Narcissa Whitman and her husband, Marcus, were pioneer
missionaries to the Cayuse Indians in Oregon Territory. Narcissa
grew up in western New York State, her values and attitudes
carefully shaped by her mother. Very much a child of the Second
Great Awakening, she eagerly embraced the burgeoning evangelical
missionary movement. Following her marriage to Marcus Whitman, she
spent most of 1836 traveling overland with him to Oregon. Narcissa
enthusiastically began service as a missionary there, hoping to see
many "benighted" Indians adopt her message of salvation through
Christ.
But not one Indian ever did. Cultural barriers that Narcissa
never grasped effectively kept her at arm's length from the Cayuse.

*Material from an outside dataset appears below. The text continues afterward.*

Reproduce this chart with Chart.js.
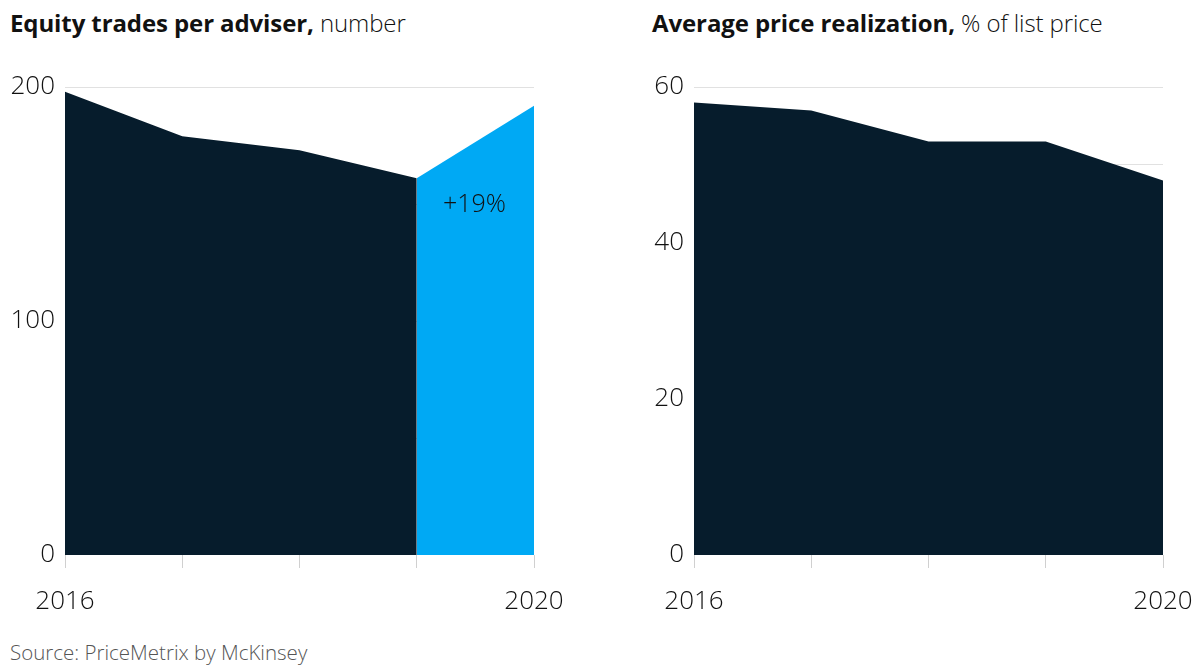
<!DOCTYPE html>
<html>
<head>
<meta charset="utf-8">
<script src="https://cdn.jsdelivr.net/npm/chart.js@4/dist/chart.umd.min.js"></script>
<style>
  html, body { margin: 0; padding: 0; background: #fff; }
  body { width: 1200px; height: 670px; position: relative; overflow: hidden; font-family: "Open Sans", "Liberation Sans", sans-serif; color: #111; }
  .title { position: absolute; top: 6px; font-size: 24px; line-height: 34px; white-space: nowrap; letter-spacing: -0.1px; }
  .title b { font-weight: 700; }
  .title span { font-weight: 300; }
  .box { position: absolute; }
  .source { position: absolute; left: 10px; top: 638px; font-size: 20.5px; line-height: 28px; font-weight: 300; color: #555; }
</style>
</head>
<body>
<div class="title" style="left:10px;"><b>Equity trades per adviser,</b> <span>number</span></div>
<div class="title" style="left:652px;"><b>Average price realization,</b> <span>% of list price</span></div>
<div class="box" style="left:0px;top:70px;width:580px;height:560px;"><canvas id="c1"></canvas></div>
<div class="box" style="left:630px;top:70px;width:570px;height:560px;"><canvas id="c2"></canvas></div>
<div class="source">Source: PriceMetrix by McKinsey</div>
<script>
const years = ['2016', '2017', '2018', '2019', '2020'];
const shownYears = ['2016', '2020'];
const trades = [198, 179, 173, 161, 192];
const highlightStart = 3;           // index where the highlighted rise begins
const changeLabel = '+19%';
const priceRealization = [58, 57, 53, 53, 48];
const tradesTicks = [0, 100, 200];
const priceTicks = [0, 20, 40, 60];

const DARK = '#061c2c';
const BLUE = '#00a9f4';
const FONT = '"Open Sans", "Liberation Sans", sans-serif';

function baseOptions(maxY, step, labelled, yWidth, padRight) {
  return {
    responsive: true,
    maintainAspectRatio: false,
    animation: false,
    layout: { padding: { top: 17, right: padRight, left: 0, bottom: 0 } },
    plugins: { legend: { display: false }, tooltip: { enabled: false } },
    elements: { point: { radius: 0 }, line: { tension: 0, borderWidth: 0 } },
    scales: {
      x: {
        type: 'category',
        offset: false,
        border: { display: false },
        grid: { display: true, drawOnChartArea: false, drawTicks: true, tickLength: 13, color: '#d0d0d0' },
        ticks: {
          autoSkip: false, maxRotation: 0, padding: 18, color: '#111',
          font: { family: FONT, size: 26, weight: 300 },
          callback: function (v) { const l = this.getLabelForValue(v); return shownYears.includes(l) ? l : ''; }
        },
        afterFit: s => { s.height = 75; s.paddingLeft = 0; s.paddingRight = 0; }
      },
      y: {
        min: 0, max: maxY, z: 1,
        border: { display: false },
        grid: {
          drawTicks: false,
          color: ctx => (ctx.tick && ctx.tick.value === 0) ? 'rgba(0,0,0,0)' : 'rgba(205,205,205,0.6)',
          lineWidth: 1
        },
        ticks: {
          stepSize: step, padding: 10, color: '#111',
          font: { family: FONT, size: 26, weight: 300 },
          callback: v => labelled.includes(v) ? String(v) : ''
        },
        afterFit: s => { s.width = yWidth; s.paddingTop = 0; s.paddingBottom = 0; }
      }
    }
  };
}

const labelPlugin = {
  id: 'changeLabel',
  afterDraw(chart) {
    const xs = chart.scales.x, ys = chart.scales.y, ctx = chart.ctx;
    const x = (xs.getPixelForValue(highlightStart) + xs.getPixelForValue(years.length - 1)) / 2;
    const y = ys.getPixelForValue(150);
    ctx.save();
    ctx.font = '300 25px ' + FONT;
    ctx.fillStyle = '#111';
    ctx.textAlign = 'center';
    ctx.textBaseline = 'middle';
    ctx.fillText(changeLabel, x - 1, y + 1);
    ctx.restore();
  }
};

new Chart(document.getElementById('c1'), {
  type: 'line',
  data: {
    labels: years,
    datasets: [
      { data: trades.map((v, i) => i <= highlightStart ? v : null), fill: 'origin', backgroundColor: DARK, borderColor: DARK, spanGaps: false },
      { data: trades.map((v, i) => i >= highlightStart ? v : null), fill: 'origin', backgroundColor: BLUE, borderColor: BLUE, spanGaps: false }
    ]
  },
  options: baseOptions(200, 50, tradesTicks, 65, 46),
  plugins: [labelPlugin]
});

new Chart(document.getElementById('c2'), {
  type: 'line',
  data: {
    labels: years,
    datasets: [
      { data: priceRealization, fill: 'origin', backgroundColor: DARK, borderColor: DARK }
    ]
  },
  options: baseOptions(60, 10, priceTicks, 64, 37)
});
</script>
</body>
</html>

Gradually abandoning her efforts with the Indians, Narcissa
developed a more satisfying ministry. She taught and counseled
whites on the mission compound, much as she had done in her own
church circles in New York. Meanwhile, the growing number of
eastern emigrants streaming into the territory posed an increasing
threat to the Indians. The Cayuse ultimately took murderous action
against the Whitmans, the most visible whites, thus ending
dramatically Narcissa's eleven-year effort to be a faithful
Christian missionary as well as a devoted wife and loving
mother.
In this moving biography, Julie Roy Jeffrey brings the
controversial Narcissa Whitman to life, revealing not only white
assumptions and imperatives but the perspective of the Cayuse tribe
as well. Jeffrey draws on a rich assortment of primary and
secondary materials, blending narration and interpretation in her
account. She clearly traces the motivations and relationships, the
opportunities and constraints that structured Narcissa Whitman's
life as a nineteenth-century American evangelical woman.